■ REQUEST:
Your task is to transcribe all of the data below exactly, omitting the images.

■ INFORMATION SUPPLIED:
--- Begin ---

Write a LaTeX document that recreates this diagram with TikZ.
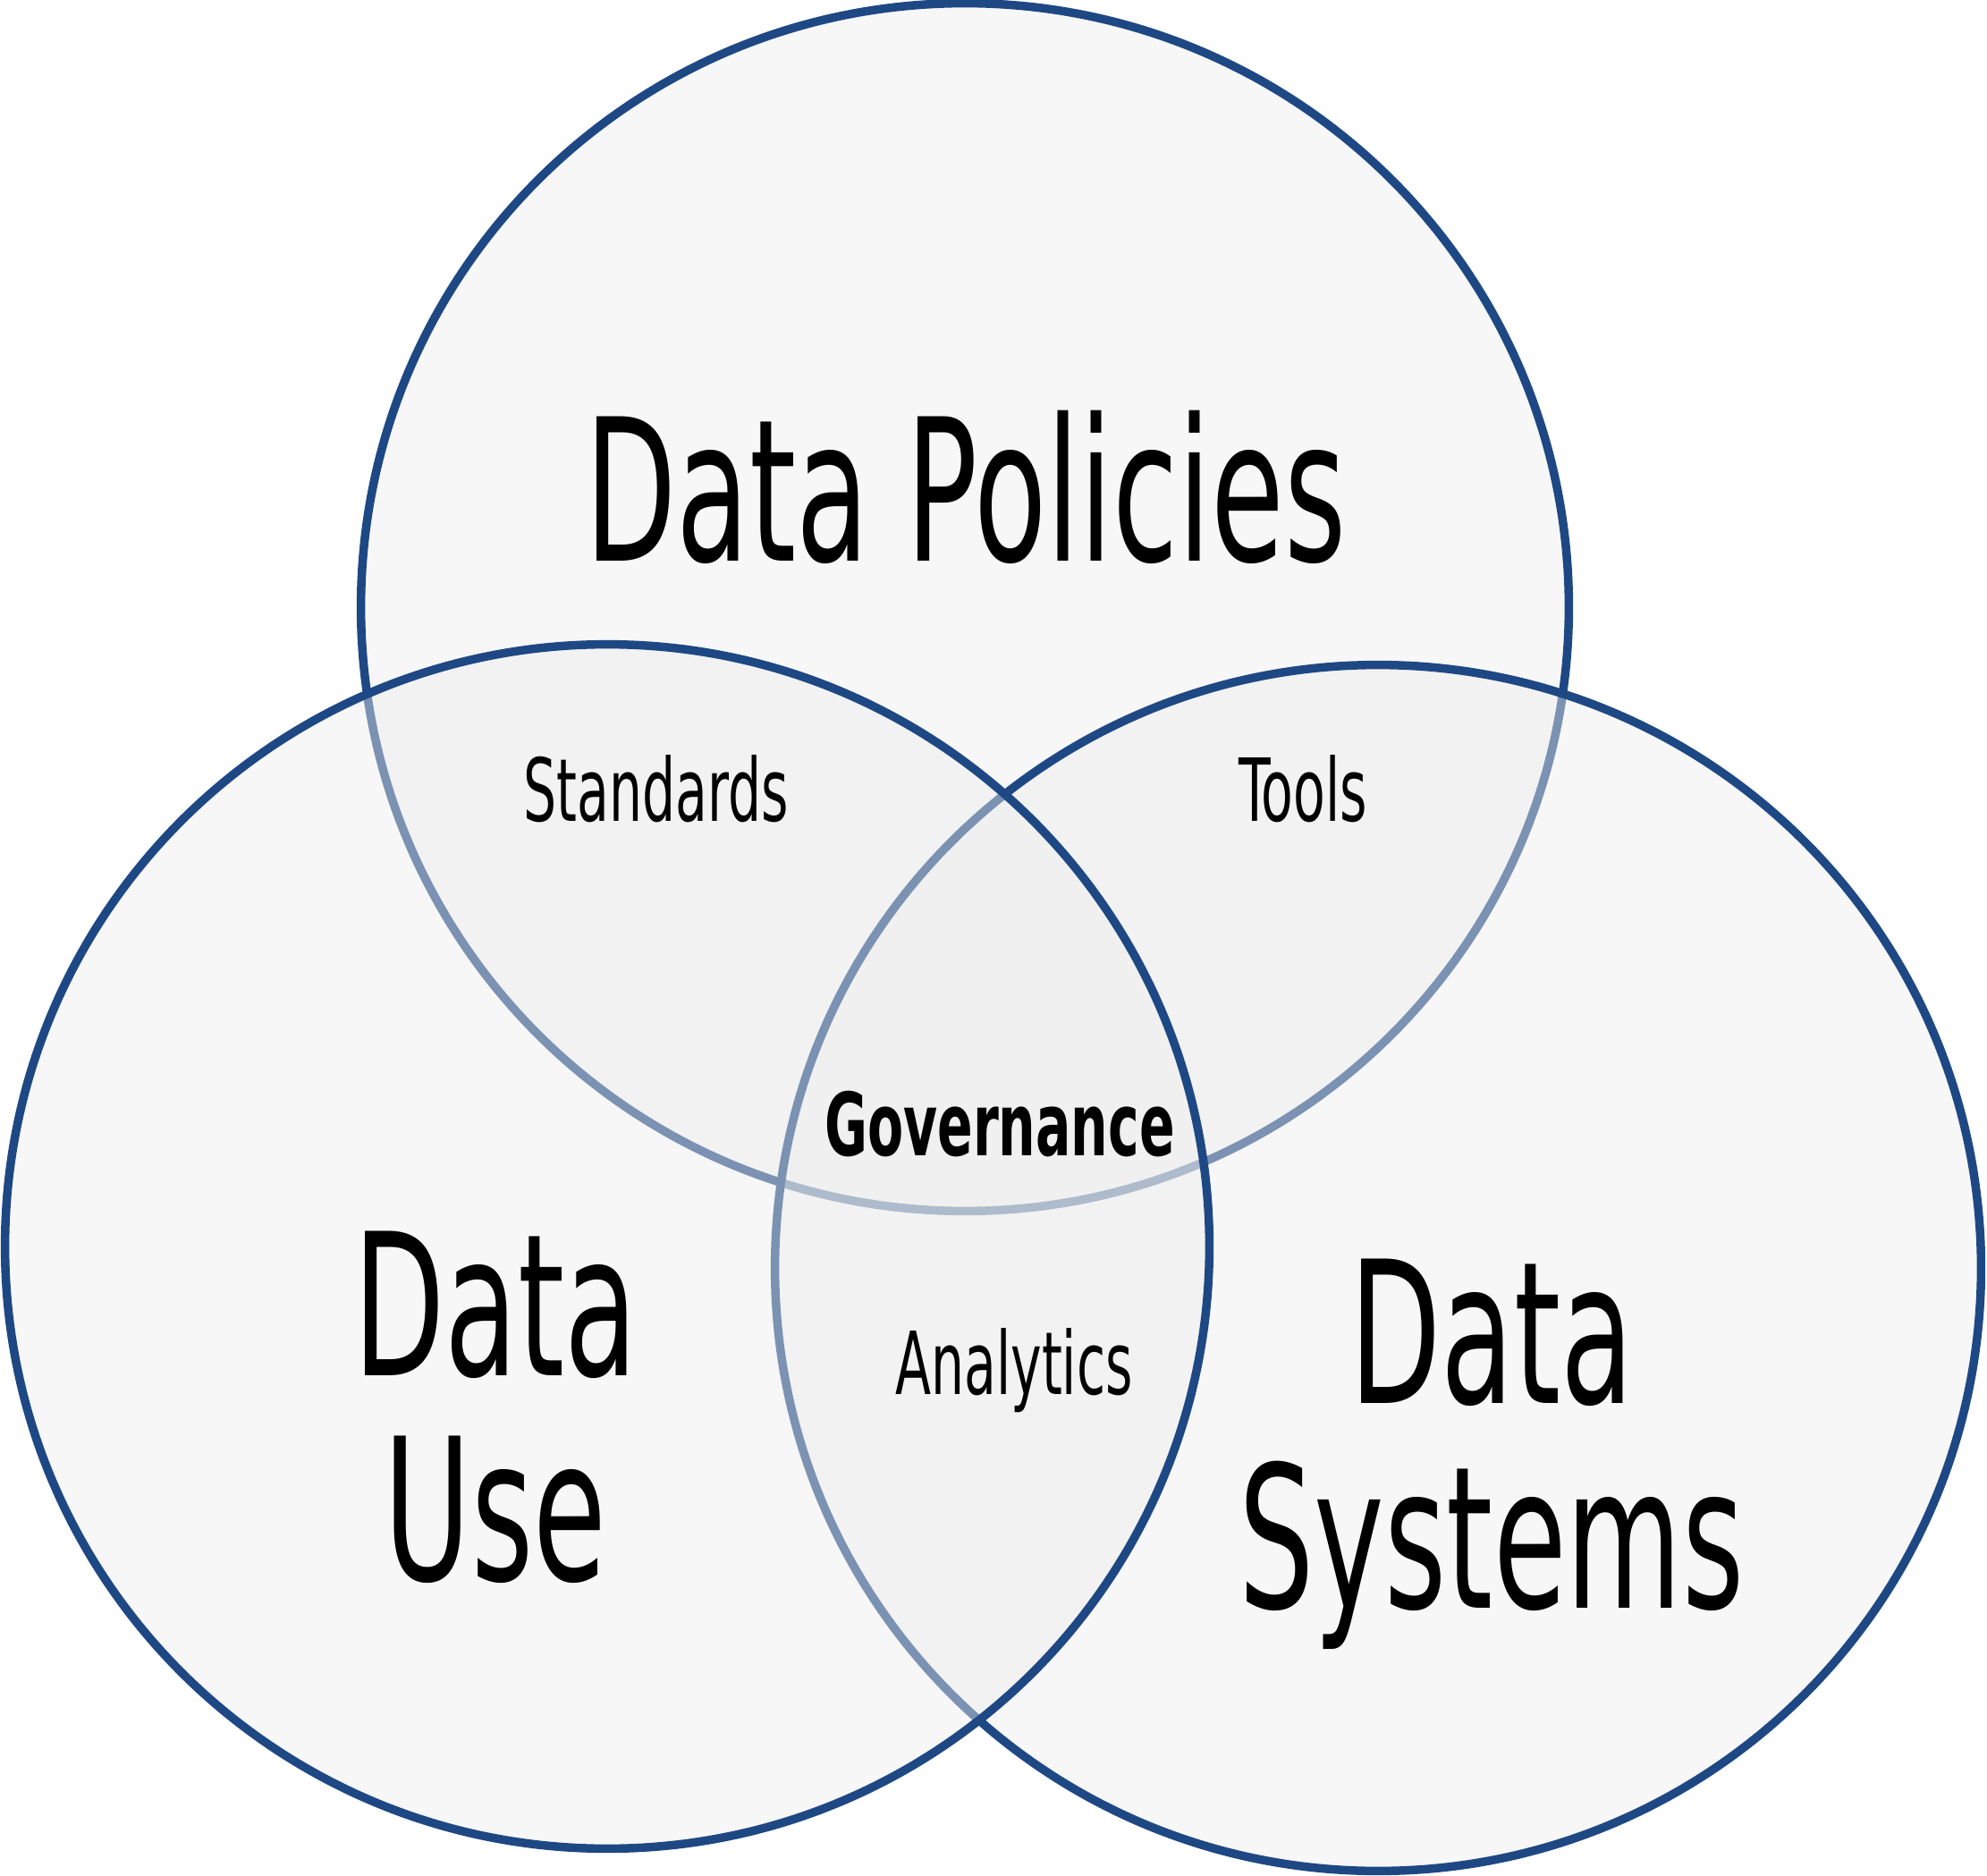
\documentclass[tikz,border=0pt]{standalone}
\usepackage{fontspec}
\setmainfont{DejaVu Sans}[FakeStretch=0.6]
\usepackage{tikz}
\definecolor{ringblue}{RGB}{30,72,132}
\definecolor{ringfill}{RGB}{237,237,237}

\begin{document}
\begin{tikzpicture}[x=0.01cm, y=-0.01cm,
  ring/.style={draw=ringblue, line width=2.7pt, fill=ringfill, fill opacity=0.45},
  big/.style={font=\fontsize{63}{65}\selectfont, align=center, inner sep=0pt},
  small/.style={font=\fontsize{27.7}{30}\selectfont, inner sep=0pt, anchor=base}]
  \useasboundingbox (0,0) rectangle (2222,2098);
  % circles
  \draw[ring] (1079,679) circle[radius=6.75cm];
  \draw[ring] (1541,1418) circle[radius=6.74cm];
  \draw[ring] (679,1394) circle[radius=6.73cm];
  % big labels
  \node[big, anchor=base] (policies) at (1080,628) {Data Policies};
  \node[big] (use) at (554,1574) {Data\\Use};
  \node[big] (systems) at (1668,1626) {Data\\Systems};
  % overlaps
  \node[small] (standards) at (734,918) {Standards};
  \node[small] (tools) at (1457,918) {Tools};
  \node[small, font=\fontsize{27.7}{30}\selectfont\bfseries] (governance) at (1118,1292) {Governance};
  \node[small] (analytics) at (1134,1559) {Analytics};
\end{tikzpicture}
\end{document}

--- End ---

■ SOLUTION TO THIS EXERCISE:
Write a LaTeX document that recreates this diagram with TikZ.
\documentclass[tikz,border=0pt]{standalone}
\usepackage{fontspec}
\setmainfont{DejaVu Sans}[FakeStretch=0.6]
\usepackage{tikz}
\definecolor{ringblue}{RGB}{30,72,132}
\definecolor{ringfill}{RGB}{237,237,237}

\begin{document}
\begin{tikzpicture}[x=0.01cm, y=-0.01cm,
  ring/.style={draw=ringblue, line width=2.7pt, fill=ringfill, fill opacity=0.45},
  big/.style={font=\fontsize{63}{65}\selectfont, align=center, inner sep=0pt},
  small/.style={font=\fontsize{27.7}{30}\selectfont, inner sep=0pt, anchor=base}]
  \useasboundingbox (0,0) rectangle (2222,2098);
  % circles
  \draw[ring] (1079,679) circle[radius=6.75cm];
  \draw[ring] (1541,1418) circle[radius=6.74cm];
  \draw[ring] (679,1394) circle[radius=6.73cm];
  % big labels
  \node[big, anchor=base] (policies) at (1080,628) {Data Policies};
  \node[big] (use) at (554,1574) {Data\\Use};
  \node[big] (systems) at (1668,1626) {Data\\Systems};
  % overlaps
  \node[small] (standards) at (734,918) {Standards};
  \node[small] (tools) at (1457,918) {Tools};
  \node[small, font=\fontsize{27.7}{30}\selectfont\bfseries] (governance) at (1118,1292) {Governance};
  \node[small] (analytics) at (1134,1559) {Analytics};
\end{tikzpicture}
\end{document}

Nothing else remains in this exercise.